Most of the names beneath the photos at the Annenberg will likely be unfamiliar at first. By the end of the exhibit, though, their photos will make them unforgettable. The stare of MF Doom piercing your soul from behind his signature metal gladiator mask? Eric Coleman captured it. Salt-N-Pepa projecting their strength and swagger in vibrant, multi-colored and coordinated outfits? Janette Beckman was behind the lens. Notorious B.I.G. wearing the crown that signified his status as rap’s “king of New York” in 1997? Barron Clairborne shot that.

The front half of the exhibit is arranged chronologically. First, viewers encounter early DJs, rappers and breakdancers from New York, the undisputed birthplace of hip-hop. Many of these, like black-and-white photos of DJ Kool Herc and Tony Tone, come from Bronx photographer Joe Conzo.

Conzo and his “Contact High” peers working through the ’90s documented hip-hop during the era of its heaviest criticism and greatest neglect from critics outside of the disenfranchised communities making the music. Implicitly, the exhibit argues that photographers should be intimately connected to their subjects and communities. The exhibit’s featured photographers are ardent fans of the music who had real relationships with their subjects. They worked for rap magazines like Rap Pages and XXL — some of which are on display — publications that covered every plateau and niche of the genre with informed and nuanced appreciation. Where small-minded (and likely bigoted) detractors saw hip-hop as dangerous music made by dangerous people, these photographers documented the humanity of the genre’s musicians, major figures and subcultures.

The photographers’ respect and affection for their subjects are perhaps most apparent in the section of the exhibit devoted to the women of hip-hop. In Janette Beckman’s contact sheet from her 1988 photo “Ladies of Hip-Hop,” for instance, she captures the comradery among Millie Jackson, Roxanne Shante, MC Lyte and the women rappers and dancers of the late ’80s.

The same is true as the parallel New York section moves into the ’90s. On the contact sheet for Clairborne’s Notorious B.I.G. shoot, there are a few shots of him smiling. The images stand in stark contrast to the bravado of his lyrical delivery and the often grim subject matter of his lyrics, which “Contact High” visitors can hear in the looped video of his infamous streetcorner freestyle in Brooklyn. Like many of the contact sheet photos, these feel like a privileged glimpse behind the necessary but ultimately constructed artistic persona.

Much of the rest of the exhibit explores hip-hop’s regionality. Here, walls of Los Angeles rappers like Dr. Dre, Kendrick Lamar and the late Nipsey Hussle are framed opposite photos of rappers from Atlanta (e.g., Gucci Mane) and New Orleans (e.g., Lil Wayne). Throughout, viewers will notice the various indigenous clothing styles. In the workwear worn by L.A. rappers and the Nike Air Force Ones sported by rappers from other locales, you can see hip-hop’s influence on contemporary fashion trends discussed in GQ and appropriated on runways.

“Contact High” also features a 30-minute documentary created for the exhibit.

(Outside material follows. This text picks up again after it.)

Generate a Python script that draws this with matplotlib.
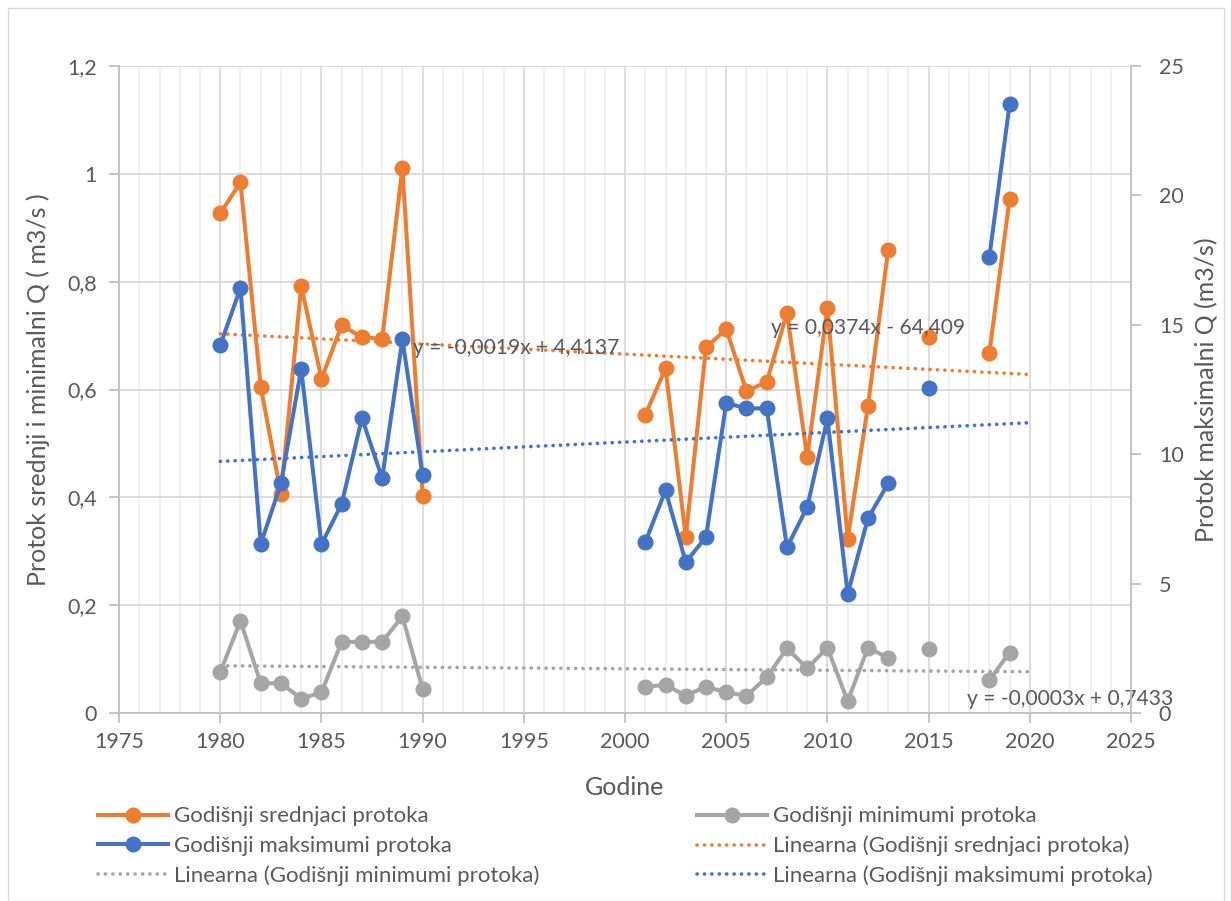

For the uninitiated, this documentary brilliantly contextualizes the history of hip-hop and hip-hop photography. With insightful, often humorous interviews from “Contact High” photographers like Brian “B+” Cross, it explains the importance of the connection (cultural, social, racial, etc.) between photographer and subject. Once you’ve finished watching the documentary, you can sort through records in the adjacent record store/gift shop curated by Cross.

While the exhibit is excellent for the reasons stated above, it will likely feel too small for hip-hop obsessives. There are no photos from Chi Modu, the former director of photography for seminal hip-hop magazine The Source; independent and underground artists from all over the U.S. are also underrepresented. These shortcomings only expose the need for more exhibits like “Contact High.” Capturing every significant style, era and subset of hip-hop would require a multistory museum. Soon enough, maybe there will be one.

“Contact High: A Visual History of Hip-Hop” remains on display through Aug. 25 at Annenberg Space for Photography, 2000 Avenue of the Stars, Century City. The gallery is open from 11 a.m. to 6 p.m. Wednesdays through Sundays. Admission is free. Visit annenbergphotospace.org for venue information.